I have a strange situation in an contested MTR. Defense counsel raised competency and defendant then refused to participate in the exam. Expert rendered an opinion of incompetency regardless. The Court chose not to rely on the evaluation of incompetency due to the lack of defendant's participation. The defendant then insists to his attorney that he is competent and we proceed to a hearing on the MTR. Evidence is pretty clear from the MTR hearing that the defendant is incompetent and the judge halts the MTR proceedings for further competency proceedings . . . presumably a competency trial. The defense attorney, the judge, and I all agree that this fellow is incompetent.

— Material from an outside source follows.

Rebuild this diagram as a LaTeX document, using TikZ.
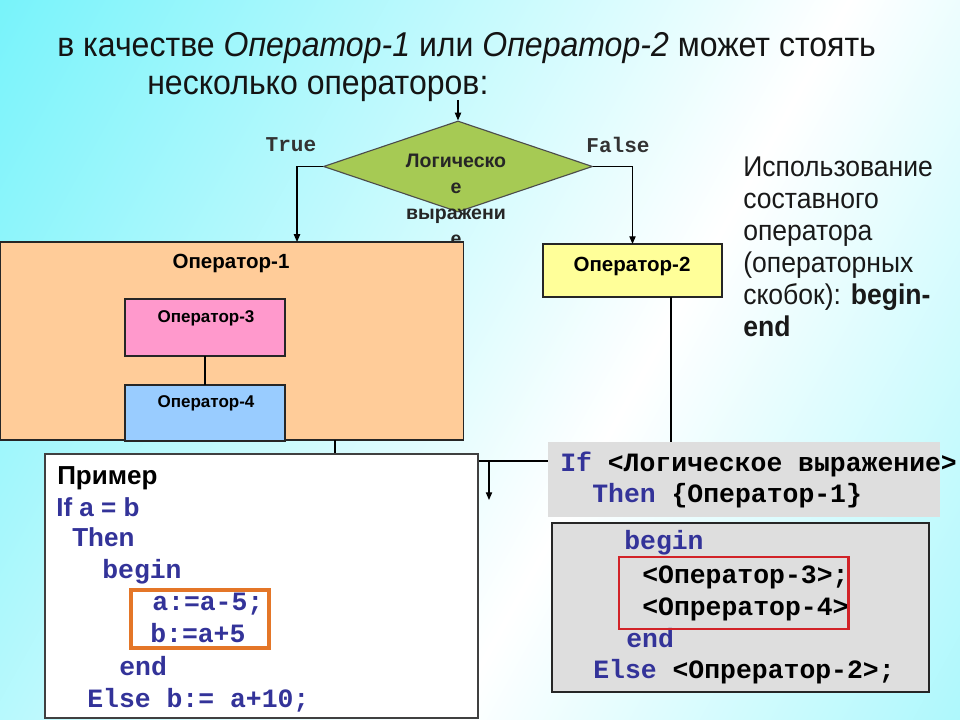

Since 46B.051 is worded such that a jury is only required at the "request" of a party or the court (not an actual waiver), is the defense counsel in ethical trouble if he doesn't request a jury trial? Who is in the driver's seat . . . the defense counsel or the incompetent defendant?
Perhaps another way to ask the same question: Does 46B.054 allow defense counsel to agree to incompetency finding even though his client insists he is competent?
After examining only the statutes and Thompson v. State, 654 S.W.2d 26 (Tex. App. 1983), my thoughts are:
The presumption of competence prevails until the opposite is shown. CCP 46B.003(b).
No trial is required unless one of the things stated in CCP 46B.005(c) occurs. Under (c)(2), (3) the court can make a finding on its own.
Does defense counsel have an ethical duty to assert incompetence? I would say no, because the issue can be raised on the court's own motion (whether or not the defendant or his counsel agrees). CCP 46B.051(b).
The real issue arises under CCP 46B.054, which seems to require acquiescence of defense counsel in the so-called "uncontested" finding before Subchapter D comes into effect. I would say at that point the defendant must either abandon his claim or it must be overridden.